◆ What you are asked to do ◆
Go through the material below and copy each line where the word "that" appears.

◆ Records supplied ◆
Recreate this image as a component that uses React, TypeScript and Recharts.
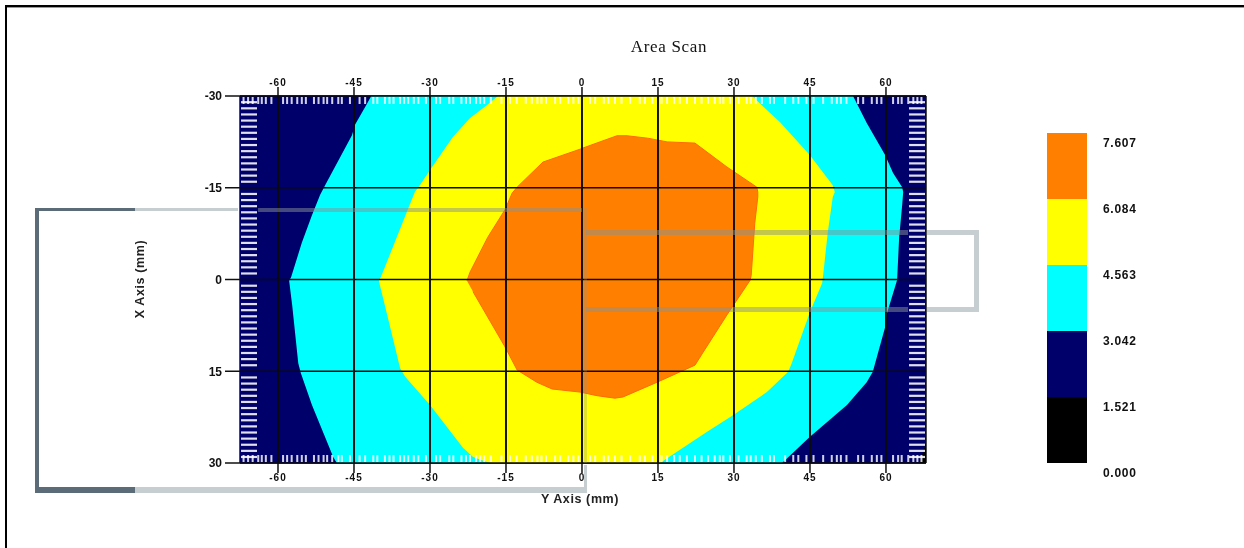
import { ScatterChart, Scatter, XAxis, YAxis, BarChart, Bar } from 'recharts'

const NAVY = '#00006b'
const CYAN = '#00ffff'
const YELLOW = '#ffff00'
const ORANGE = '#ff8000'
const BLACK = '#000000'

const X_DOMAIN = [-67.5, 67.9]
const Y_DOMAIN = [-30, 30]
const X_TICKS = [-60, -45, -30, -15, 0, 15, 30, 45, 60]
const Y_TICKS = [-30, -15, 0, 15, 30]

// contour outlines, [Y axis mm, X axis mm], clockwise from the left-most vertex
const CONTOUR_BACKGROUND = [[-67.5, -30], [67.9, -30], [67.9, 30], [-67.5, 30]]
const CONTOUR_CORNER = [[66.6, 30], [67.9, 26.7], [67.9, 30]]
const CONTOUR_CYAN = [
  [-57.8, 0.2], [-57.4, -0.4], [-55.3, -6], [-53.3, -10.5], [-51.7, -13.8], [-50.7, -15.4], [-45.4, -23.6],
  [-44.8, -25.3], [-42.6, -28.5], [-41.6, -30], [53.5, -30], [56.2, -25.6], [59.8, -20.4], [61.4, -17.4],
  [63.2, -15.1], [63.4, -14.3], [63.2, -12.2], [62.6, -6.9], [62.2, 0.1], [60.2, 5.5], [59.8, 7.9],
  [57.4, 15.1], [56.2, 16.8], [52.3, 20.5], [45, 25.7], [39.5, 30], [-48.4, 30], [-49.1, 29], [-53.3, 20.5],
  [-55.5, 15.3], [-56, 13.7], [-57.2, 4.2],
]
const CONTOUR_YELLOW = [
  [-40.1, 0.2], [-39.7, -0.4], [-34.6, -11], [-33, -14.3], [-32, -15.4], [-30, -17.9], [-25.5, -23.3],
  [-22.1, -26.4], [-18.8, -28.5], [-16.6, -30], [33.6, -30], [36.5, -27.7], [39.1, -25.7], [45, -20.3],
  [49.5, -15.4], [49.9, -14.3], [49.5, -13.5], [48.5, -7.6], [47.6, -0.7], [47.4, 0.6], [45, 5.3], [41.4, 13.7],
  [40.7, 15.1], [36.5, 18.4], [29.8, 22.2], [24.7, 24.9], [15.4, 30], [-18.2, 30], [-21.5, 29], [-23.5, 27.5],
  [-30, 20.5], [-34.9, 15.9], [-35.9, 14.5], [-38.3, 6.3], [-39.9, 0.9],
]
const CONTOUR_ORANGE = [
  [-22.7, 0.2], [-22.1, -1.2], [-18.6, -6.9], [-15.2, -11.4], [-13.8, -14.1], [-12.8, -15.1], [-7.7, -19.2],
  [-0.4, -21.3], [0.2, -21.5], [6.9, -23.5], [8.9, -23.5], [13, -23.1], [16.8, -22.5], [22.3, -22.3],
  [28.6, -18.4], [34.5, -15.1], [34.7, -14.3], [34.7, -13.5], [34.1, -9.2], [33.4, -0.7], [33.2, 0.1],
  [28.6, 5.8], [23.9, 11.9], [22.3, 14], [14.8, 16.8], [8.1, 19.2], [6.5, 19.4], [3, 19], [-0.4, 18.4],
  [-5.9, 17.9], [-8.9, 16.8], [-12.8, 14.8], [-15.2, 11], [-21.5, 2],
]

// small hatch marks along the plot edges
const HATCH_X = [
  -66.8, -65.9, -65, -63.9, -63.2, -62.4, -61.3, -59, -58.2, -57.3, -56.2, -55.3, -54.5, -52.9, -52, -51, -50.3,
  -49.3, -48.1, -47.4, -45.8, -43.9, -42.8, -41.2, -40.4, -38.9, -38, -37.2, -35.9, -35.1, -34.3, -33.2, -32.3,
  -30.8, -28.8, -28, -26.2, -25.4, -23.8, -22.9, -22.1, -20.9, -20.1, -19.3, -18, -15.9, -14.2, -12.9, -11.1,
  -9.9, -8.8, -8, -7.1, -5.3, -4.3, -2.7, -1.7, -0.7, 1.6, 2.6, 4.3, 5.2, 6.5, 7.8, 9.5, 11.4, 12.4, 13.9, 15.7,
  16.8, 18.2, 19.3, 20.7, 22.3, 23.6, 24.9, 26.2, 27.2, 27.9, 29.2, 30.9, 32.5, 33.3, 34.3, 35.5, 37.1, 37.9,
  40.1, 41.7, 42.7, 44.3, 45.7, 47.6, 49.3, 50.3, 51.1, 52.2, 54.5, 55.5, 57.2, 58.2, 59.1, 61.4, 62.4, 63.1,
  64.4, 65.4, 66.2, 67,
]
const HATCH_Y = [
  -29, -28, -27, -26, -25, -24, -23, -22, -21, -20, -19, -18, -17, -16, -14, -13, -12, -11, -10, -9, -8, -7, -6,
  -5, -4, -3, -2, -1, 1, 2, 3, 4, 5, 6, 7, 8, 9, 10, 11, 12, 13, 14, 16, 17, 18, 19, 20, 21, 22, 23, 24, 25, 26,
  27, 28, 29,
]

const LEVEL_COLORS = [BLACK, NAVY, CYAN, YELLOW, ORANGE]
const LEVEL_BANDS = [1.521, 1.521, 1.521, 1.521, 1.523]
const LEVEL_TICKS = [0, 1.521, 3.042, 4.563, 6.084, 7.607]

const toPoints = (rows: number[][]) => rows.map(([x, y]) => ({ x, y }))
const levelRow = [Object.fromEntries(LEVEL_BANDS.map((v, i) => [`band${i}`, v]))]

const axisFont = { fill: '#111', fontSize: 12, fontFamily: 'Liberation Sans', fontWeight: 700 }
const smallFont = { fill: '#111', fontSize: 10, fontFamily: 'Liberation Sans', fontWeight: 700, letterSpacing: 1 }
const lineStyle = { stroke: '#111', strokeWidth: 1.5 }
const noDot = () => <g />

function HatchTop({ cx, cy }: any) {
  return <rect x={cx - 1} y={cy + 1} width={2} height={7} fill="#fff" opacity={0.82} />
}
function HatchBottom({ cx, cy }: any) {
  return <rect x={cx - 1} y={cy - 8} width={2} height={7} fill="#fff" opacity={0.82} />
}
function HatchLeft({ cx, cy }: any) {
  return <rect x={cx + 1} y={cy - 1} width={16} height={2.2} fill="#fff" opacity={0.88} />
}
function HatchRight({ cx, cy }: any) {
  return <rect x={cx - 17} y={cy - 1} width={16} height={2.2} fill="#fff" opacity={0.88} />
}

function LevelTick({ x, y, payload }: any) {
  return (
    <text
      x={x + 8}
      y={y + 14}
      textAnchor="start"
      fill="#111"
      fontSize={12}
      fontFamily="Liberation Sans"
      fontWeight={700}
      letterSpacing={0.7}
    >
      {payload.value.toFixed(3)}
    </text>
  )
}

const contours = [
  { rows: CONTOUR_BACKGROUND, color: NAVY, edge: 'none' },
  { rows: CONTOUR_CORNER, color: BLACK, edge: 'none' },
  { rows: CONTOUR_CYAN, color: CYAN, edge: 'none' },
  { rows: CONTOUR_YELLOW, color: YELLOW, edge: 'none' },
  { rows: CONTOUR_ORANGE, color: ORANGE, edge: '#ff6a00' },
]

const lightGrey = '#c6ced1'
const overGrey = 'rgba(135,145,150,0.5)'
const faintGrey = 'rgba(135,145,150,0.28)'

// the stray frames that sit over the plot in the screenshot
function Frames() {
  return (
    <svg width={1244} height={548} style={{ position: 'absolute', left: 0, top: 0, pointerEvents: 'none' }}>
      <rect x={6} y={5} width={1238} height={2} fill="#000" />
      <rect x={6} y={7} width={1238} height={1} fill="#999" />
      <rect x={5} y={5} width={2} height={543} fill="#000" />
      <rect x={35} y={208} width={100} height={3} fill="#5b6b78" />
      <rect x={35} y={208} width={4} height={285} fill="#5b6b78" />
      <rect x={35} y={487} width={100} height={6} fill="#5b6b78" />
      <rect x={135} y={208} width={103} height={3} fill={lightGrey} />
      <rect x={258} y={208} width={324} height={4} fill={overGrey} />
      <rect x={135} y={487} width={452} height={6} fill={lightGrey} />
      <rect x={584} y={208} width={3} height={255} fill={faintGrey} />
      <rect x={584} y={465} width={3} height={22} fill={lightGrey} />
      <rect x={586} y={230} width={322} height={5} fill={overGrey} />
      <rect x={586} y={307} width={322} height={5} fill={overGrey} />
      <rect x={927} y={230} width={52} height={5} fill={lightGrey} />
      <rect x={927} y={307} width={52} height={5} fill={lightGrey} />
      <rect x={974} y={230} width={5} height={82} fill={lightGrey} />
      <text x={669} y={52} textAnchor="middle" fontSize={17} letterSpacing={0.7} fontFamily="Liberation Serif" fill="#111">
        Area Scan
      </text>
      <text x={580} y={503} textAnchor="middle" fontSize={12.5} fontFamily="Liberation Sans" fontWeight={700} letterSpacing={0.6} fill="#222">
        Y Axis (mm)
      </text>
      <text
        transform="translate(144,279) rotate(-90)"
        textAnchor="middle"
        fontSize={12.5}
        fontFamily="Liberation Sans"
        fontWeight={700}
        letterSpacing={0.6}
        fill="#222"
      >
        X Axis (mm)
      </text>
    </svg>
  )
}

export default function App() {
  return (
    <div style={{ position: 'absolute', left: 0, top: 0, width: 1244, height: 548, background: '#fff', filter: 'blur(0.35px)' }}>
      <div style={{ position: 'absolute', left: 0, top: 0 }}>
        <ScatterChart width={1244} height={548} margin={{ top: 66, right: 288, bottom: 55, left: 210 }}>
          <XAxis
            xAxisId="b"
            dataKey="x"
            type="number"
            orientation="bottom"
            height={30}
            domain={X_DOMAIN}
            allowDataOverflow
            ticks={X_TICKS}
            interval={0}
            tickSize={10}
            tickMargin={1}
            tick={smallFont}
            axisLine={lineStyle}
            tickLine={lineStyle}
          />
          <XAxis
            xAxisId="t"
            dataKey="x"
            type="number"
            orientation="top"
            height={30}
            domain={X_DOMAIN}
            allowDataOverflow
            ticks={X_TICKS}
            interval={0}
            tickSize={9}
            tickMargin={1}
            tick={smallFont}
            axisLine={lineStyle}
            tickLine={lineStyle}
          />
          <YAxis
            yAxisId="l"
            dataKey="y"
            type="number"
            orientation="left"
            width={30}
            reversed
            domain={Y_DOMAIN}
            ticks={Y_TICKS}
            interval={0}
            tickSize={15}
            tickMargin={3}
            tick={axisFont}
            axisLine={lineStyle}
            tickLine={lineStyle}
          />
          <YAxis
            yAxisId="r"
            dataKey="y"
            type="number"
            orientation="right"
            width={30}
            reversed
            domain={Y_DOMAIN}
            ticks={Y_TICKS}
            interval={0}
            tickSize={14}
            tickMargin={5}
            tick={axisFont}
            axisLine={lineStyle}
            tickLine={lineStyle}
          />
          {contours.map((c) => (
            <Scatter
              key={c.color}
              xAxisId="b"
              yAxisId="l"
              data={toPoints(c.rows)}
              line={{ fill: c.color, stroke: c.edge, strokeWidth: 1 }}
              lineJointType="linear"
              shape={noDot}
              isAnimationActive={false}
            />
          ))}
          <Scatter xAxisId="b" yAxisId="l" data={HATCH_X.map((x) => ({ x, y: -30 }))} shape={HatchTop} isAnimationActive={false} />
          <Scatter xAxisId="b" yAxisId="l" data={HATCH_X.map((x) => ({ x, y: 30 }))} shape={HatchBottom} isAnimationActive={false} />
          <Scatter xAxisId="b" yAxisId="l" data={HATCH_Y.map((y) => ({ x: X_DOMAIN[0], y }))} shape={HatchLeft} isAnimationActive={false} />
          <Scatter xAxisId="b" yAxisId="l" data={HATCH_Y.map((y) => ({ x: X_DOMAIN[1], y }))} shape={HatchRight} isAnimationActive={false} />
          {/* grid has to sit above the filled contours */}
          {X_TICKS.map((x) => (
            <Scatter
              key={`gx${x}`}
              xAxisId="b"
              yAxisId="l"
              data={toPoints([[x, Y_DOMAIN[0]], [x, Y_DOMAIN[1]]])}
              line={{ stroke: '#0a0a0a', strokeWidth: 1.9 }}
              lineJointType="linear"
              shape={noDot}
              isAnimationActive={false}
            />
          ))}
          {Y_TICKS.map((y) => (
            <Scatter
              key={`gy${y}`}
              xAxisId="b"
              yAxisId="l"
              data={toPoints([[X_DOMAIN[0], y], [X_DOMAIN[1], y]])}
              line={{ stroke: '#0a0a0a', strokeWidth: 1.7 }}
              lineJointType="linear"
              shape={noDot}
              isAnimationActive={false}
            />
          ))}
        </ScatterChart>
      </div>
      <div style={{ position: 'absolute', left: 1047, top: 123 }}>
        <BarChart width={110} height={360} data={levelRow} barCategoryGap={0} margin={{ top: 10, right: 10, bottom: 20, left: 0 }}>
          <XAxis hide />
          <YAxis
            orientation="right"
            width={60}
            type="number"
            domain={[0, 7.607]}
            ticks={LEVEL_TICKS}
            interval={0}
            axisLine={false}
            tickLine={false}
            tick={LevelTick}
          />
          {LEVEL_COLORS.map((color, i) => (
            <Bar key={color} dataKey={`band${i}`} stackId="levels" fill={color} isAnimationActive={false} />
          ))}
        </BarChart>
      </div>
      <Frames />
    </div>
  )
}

--

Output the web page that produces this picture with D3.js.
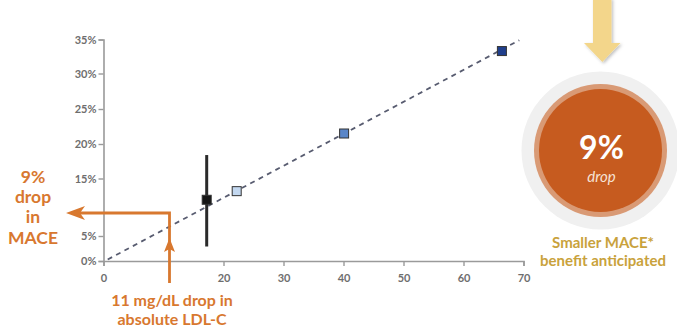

* * *

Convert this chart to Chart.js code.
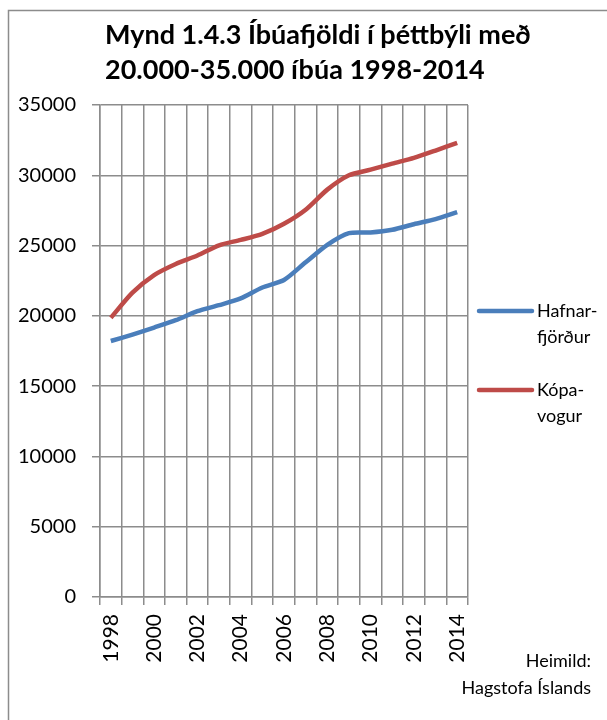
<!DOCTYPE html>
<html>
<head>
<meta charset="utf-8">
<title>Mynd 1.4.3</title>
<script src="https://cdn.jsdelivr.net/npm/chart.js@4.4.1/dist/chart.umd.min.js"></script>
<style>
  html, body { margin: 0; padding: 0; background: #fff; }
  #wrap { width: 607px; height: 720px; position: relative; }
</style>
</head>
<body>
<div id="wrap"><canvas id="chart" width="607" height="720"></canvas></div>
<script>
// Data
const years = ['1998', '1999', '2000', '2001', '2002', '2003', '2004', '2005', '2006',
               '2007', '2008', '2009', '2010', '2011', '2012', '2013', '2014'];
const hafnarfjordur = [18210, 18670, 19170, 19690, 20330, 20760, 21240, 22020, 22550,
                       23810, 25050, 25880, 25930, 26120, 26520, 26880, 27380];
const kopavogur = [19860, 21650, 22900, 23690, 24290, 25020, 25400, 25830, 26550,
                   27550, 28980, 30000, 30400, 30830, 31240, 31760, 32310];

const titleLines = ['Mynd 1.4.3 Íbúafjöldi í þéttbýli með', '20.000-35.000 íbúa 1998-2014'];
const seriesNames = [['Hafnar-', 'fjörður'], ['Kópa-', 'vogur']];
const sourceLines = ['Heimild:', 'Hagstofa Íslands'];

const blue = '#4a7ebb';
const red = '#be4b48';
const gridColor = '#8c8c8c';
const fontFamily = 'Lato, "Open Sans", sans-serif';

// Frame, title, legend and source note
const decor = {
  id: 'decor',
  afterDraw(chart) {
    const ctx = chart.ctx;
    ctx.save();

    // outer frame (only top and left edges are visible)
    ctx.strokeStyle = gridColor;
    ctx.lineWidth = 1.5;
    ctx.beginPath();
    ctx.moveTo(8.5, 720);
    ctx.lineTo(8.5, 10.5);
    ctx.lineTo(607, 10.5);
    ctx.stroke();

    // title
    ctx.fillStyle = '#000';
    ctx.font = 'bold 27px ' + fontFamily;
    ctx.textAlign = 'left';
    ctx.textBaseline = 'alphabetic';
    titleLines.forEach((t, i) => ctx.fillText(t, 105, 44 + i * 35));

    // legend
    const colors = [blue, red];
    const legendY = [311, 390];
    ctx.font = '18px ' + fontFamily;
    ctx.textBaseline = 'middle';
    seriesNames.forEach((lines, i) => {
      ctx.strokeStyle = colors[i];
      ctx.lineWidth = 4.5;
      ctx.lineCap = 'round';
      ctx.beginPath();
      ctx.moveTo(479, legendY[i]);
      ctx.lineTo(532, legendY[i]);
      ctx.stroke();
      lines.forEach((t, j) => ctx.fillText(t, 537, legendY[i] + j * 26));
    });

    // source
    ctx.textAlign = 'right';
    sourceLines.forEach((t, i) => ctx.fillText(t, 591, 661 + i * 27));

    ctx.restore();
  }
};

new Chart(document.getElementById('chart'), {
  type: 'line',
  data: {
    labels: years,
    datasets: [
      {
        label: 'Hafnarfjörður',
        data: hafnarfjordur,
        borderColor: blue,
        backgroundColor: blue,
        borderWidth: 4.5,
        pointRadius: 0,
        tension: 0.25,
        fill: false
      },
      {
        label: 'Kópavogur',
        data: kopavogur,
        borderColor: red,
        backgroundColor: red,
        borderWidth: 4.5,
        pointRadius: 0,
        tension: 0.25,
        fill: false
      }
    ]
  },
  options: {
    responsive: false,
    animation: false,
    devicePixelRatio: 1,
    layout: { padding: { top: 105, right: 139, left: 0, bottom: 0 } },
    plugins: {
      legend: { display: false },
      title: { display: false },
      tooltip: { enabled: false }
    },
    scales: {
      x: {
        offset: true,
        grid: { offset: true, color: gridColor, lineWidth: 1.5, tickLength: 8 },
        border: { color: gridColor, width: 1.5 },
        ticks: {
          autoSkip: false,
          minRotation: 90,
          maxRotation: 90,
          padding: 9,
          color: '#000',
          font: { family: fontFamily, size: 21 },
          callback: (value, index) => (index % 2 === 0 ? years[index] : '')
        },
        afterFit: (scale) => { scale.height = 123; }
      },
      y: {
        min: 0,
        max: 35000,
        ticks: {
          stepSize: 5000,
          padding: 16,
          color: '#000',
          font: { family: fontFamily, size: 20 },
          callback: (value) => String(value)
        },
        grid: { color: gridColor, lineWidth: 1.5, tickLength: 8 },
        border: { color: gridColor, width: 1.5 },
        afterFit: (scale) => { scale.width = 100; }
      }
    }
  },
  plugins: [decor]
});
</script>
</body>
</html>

◆ Problem solution ◆
Recreate this image as a component that uses React, TypeScript and Recharts.
// the stray frames that sit over the plot in the screenshot
Output the web page that produces this picture with D3.js.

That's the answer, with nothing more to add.